AIM OF THE TASK:
Retype, please, the listing from its opening line through the line that contains "plt.rcParams['mathtext.it'] = 'Liberation", both included, without the pictures.
"""
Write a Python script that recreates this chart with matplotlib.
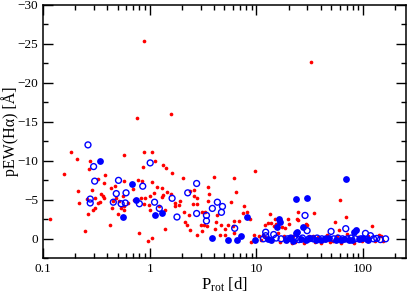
import matplotlib
matplotlib.use('Agg')
import matplotlib.pyplot as plt
from matplotlib.ticker import LogLocator, MultipleLocator, FixedLocator, FixedFormatter

plt.rcParams['font.family'] = ['Liberation Serif', 'DejaVu Serif']
plt.rcParams['mathtext.fontset'] = 'custom'
plt.rcParams['mathtext.rm'] = 'Liberation Serif'
plt.rcParams['mathtext.it'] = 'Liberation Serif:italic'

# red: small dots
red_p = [0.184, 0.21, 0.277, 0.578, 0.27, 0.156, 0.377, 0.33, 0.37, 0.434, 0.476, 0.58,
         0.212, 0.29, 0.35, 0.365, 0.376, 0.258, 0.219, 0.307, 0.339, 0.33, 0.45, 0.446,
         0.48, 0.565, 0.515, 0.54, 0.57, 0.58, 0.62, 0.5, 0.307, 0.296, 0.262, 0.116,
         0.428, 0.249, 0.79,
         0.89, 1.06, 1.11, 0.86, 1.32, 1.43, 1.6, 2.05, 3.97, 0.78, 0.85, 1.04, 0.7,
         1.16, 1.29, 1.45, 1.58, 1.34, 1.29, 1.1, 1.0, 0.91, 0.82, 0.72, 0.89, 0.98, 1.0,
         1.21, 1.4, 1.71, 1.74, 1.87, 1.93, 2.08, 2.34, 2.37, 2.6, 2.6, 2.8, 2.54, 2.77,
         3.1, 3.32, 3.5, 3.6, 3.5, 3.2, 3.44, 3.0, 2.16, 2.22, 2.36, 2.8, 3.1, 1.38,
         1.05, 0.96,
         0.88, 0.76, 1.58, 32.6,
         9.6, 6.1, 6.4, 5.8, 7.7, 8.1, 7.5, 8.7, 4.3, 4.2, 6.1, 6.8, 4.7, 5.4, 6.0, 5.1,
         4.1, 4.6, 5.1, 6.2, 8.8, 9.5, 13.3, 12.9, 11.4, 12.1, 15.8, 15.0, 15.2, 18.6,
         20.0, 18.3, 24.7, 24.0, 19.3, 21.5,
         60.5, 34.7, 24.5, 28.8, 30.0, 68.6, 54.0, 59.0, 88.0, 120.0, 147.0, 152.0,
         13.8, 14.6, 12.0, 17.4, 19.8, 33.5, 45.7,
         10.5, 11.0, 14.0, 16.5, 18.0, 22.0, 23.0, 26.0, 28.0, 31.0, 35.0, 38.0, 40.0,
         43.0, 46.0, 49.0, 52.0, 57.0, 62.0, 65.0, 70.0, 75.0, 82.0, 90.0, 98.0, 110.0,
         130.0, 140.0]
red_ew = [-11.2, -10.3, -10.0, -10.7, -9.0, -8.3, -8.2, -7.7, -7.1, -6.5, -6.8, -7.4,
          -6.1, -6.2, -5.8, -5.5, -5.3, -5.1, -4.6, -5.2, -4.7, -4.6, -4.9, -4.0,
          -5.3, -5.5, -4.8, -3.9, -3.7, -4.2, -4.65, -3.2, -3.9, -3.7, -3.2, -2.6,
          -1.8, -1.0, -0.8,
          -11.2, -11.2, -10.0, -9.2, -9.5, -9.1, -8.5, -7.8, -7.9, -7.5, -7.4, -7.35, -6.45,
          -6.7, -6.5, -6.0, -5.8, -5.6, -5.4, -5.9, -5.5, -5.2, -5.3, -4.95, -4.5, -4.3, -3.75,
          -4.2, -3.75, -4.65, -4.2, -4.4, -4.8, -3.5, -3.1, -6.15, -6.3, -5.5, -5.25, -4.5, -4.5,
          -3.5, -3.4, -6.7, -5.8, -4.8, -1.8, -1.6, -1.75, -2.1, -1.8, -1.1, -0.5, -1.0, -1.3,
          -0.1, 0.3,
          -25.4, -15.5, -16.0, -22.7,
          -8.75, -7.85, -6.0, -4.7, -4.2, -3.5, -3.3, -2.5, -3.0, -2.2, -2.35, -2.25, -1.8, -1.75, -1.7, -1.2,
          -1.3, -0.55, -0.55, -0.8, 0.4, -0.55, -3.2, -2.0, -0.55, -0.2, -0.7, -2.55, -1.9, -1.35,
          -1.9, -0.35, -3.45, -2.6, 0.3, 0.5,
          -5.0, -3.25, -2.45, -1.95, -1.8, -2.8, -2.2, -1.1, -1.3, -1.65, -0.3, 0.3,
          -2.05, -1.7, -1.8, -1.5, -2.55, -0.35, -0.4,
          -0.3, 0.2, 0.3, 0.4, -0.2, -0.4, 0.4, 0.2, 0.5, -0.3, 0.4, -0.2, 0.6,
          0.1, -0.5, 0.4, 0.3, -0.4, 0.5, 0.2, -0.6, 0.3, 0.5, -0.2, 0.3, -0.4,
          0.3, -0.5]

# blue: filled circles
fill_p = [0.342, 0.68, 0.56, 0.75, 1.12, 1.31, 3.8, 8.1, 5.4, 7.2, 6.5, 9.6, 12.8, 13.8,
          16.3, 16.6, 23.6, 30.0, 68.6, 27.4, 24.0, 85.0, 81.6, 15.7, 23.6,
          19.0, 20.7, 22.0, 26.0, 29.0, 32.0, 36.0, 40.0, 44.0, 48.0, 55.0, 62.0, 66.0,
          73.0, 78.0, 92.0, 100.0, 112.0]
fill_ew = [-9.95, -7.0, -2.8, -4.95, -3.0, -3.3, -0.1, -2.8, 0.2, -0.4, 0.1, 0.1, 0.0, 0.2,
           -2.5, -2.1, -5.1, -5.2, -7.7, -1.55, -0.85, -1.1, -0.85, -1.5, -0.7,
           0.1, -0.1, 0.3, 0.0, 0.2, -0.1, 0.1, 0.2, 0.0, -0.1, 0.1, 0.2, 0.0,
           0.1, 0.2, 0.0, -0.1, 0.1]

# blue: open circles
open_p = [0.264, 0.298, 0.305, 0.51, 0.6, 0.486, 0.277, 0.277, 0.456, 0.54, 0.59, 1.01,
          0.86, 0.8, 1.11, 1.23, 1.62, 1.8, 2.27, 2.75, 2.75, 3.4, 3.4, 3.86, 4.3, 4.8,
          4.7, 6.25, 12.2, 12.2, 11.6, 14.5, 15.3, 28.5, 29.8, 50.0, 68.6, 105.0, 117.0,
          125.0, 134.0, 162.0,
          17.0, 19.5, 21.0, 23.0, 25.0, 27.0, 31.0, 34.0, 37.0, 41.0, 45.0, 53.0, 58.0,
          64.0, 71.0, 77.0, 84.0, 95.0, 110.0, 145.0]
open_ew = [-12.05, -9.27, -7.4, -7.5, -5.9, -5.8, -5.1, -4.6, -4.7, -4.5, -4.6, -9.74,
           -6.75, -4.5, -4.7, -3.9, -5.2, -2.8, -5.9, -7.1, -3.25, -3.0, -2.3, -3.9, -4.7, -4.15,
           -3.4, -1.35, -0.85, -0.4, 0.0, -0.55, -0.1, -3.0, -1.05, -0.95, -1.3, -0.7, -0.4,
           0.0, -0.05, 0.0,
           0.0, 0.0, -0.1, 0.0, 0.1, -0.1, 0.0, 0.0, -0.1, 0.0, 0.0, 0.0, -0.1,
           0.0, 0.0, -0.1, 0.0, 0.0, 0.1, 0.1]

fig = plt.figure(figsize=(4.07, 2.93), dpi=100)
ax = fig.add_axes([0.1056, 0.1184, 0.8912, 0.8646])

ax.scatter(red_p, red_ew, s=7, color='#ff0000', linewidths=0, zorder=2)
ax.scatter(open_p, open_ew, s=18, facecolors='none', edgecolors='#0000ff', linewidths=1.0, zorder=3)
ax.scatter(fill_p, fill_ew, s=24, color='#0000ff', linewidths=0, zorder=4)

ax.set_xscale('log')
ax.set_xlim(0.1, 250)
ax.set_ylim(2.5, -30)

ax.xaxis.set_major_locator(FixedLocator([0.1, 1, 10, 100]))
ax.xaxis.set_major_formatter(FixedFormatter(['0.1', '1', '10', '100']))
ax.xaxis.set_minor_locator(LogLocator(base=10, subs=range(2, 10)))
ax.xaxis.set_minor_formatter(FixedFormatter([]))
ax.yaxis.set_major_locator(FixedLocator([0, -5, -10, -15, -20, -25, -30]))
ax.yaxis.set_minor_locator(MultipleLocator(2.5))

ax.tick_params(which='both', direction='in', top=True, right=True, labelsize=9.5, width=1.0)
ax.tick_params(which='major', length=7, pad=3.5)
ax.tick_params(which='minor', length=3.5)
for s in ax.spines.values():
    s.set_linewidth(1.1)

ax.set_xlabel(r'P$_{\rm rot}$ [d]', fontsize=12, labelpad=0)
ax.set_ylabel('pEW(Hα) [Å]', fontsize=11.5)
ax.yaxis.set_label_coords(-0.067, 0.5)

fig.savefig('out.png', dpi=100)
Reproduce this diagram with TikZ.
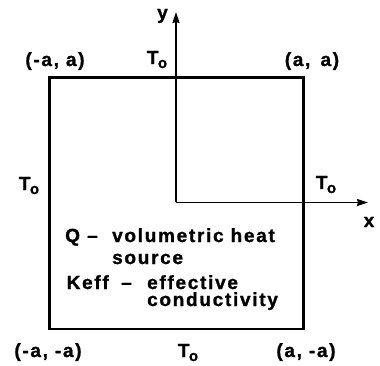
"""
REPLY TO THE TASK:
Write a Python script that recreates this chart with matplotlib.
import matplotlib
matplotlib.use('Agg')
import matplotlib.pyplot as plt
from matplotlib.ticker import LogLocator, MultipleLocator, FixedLocator, FixedFormatter

plt.rcParams['font.family'] = ['Liberation Serif', 'DejaVu Serif']
plt.rcParams['mathtext.fontset'] = 'custom'
plt.rcParams['mathtext.rm'] = 'Liberation Serif'
plt.rcParams['mathtext.it'] = 'Liberation Serif:italic'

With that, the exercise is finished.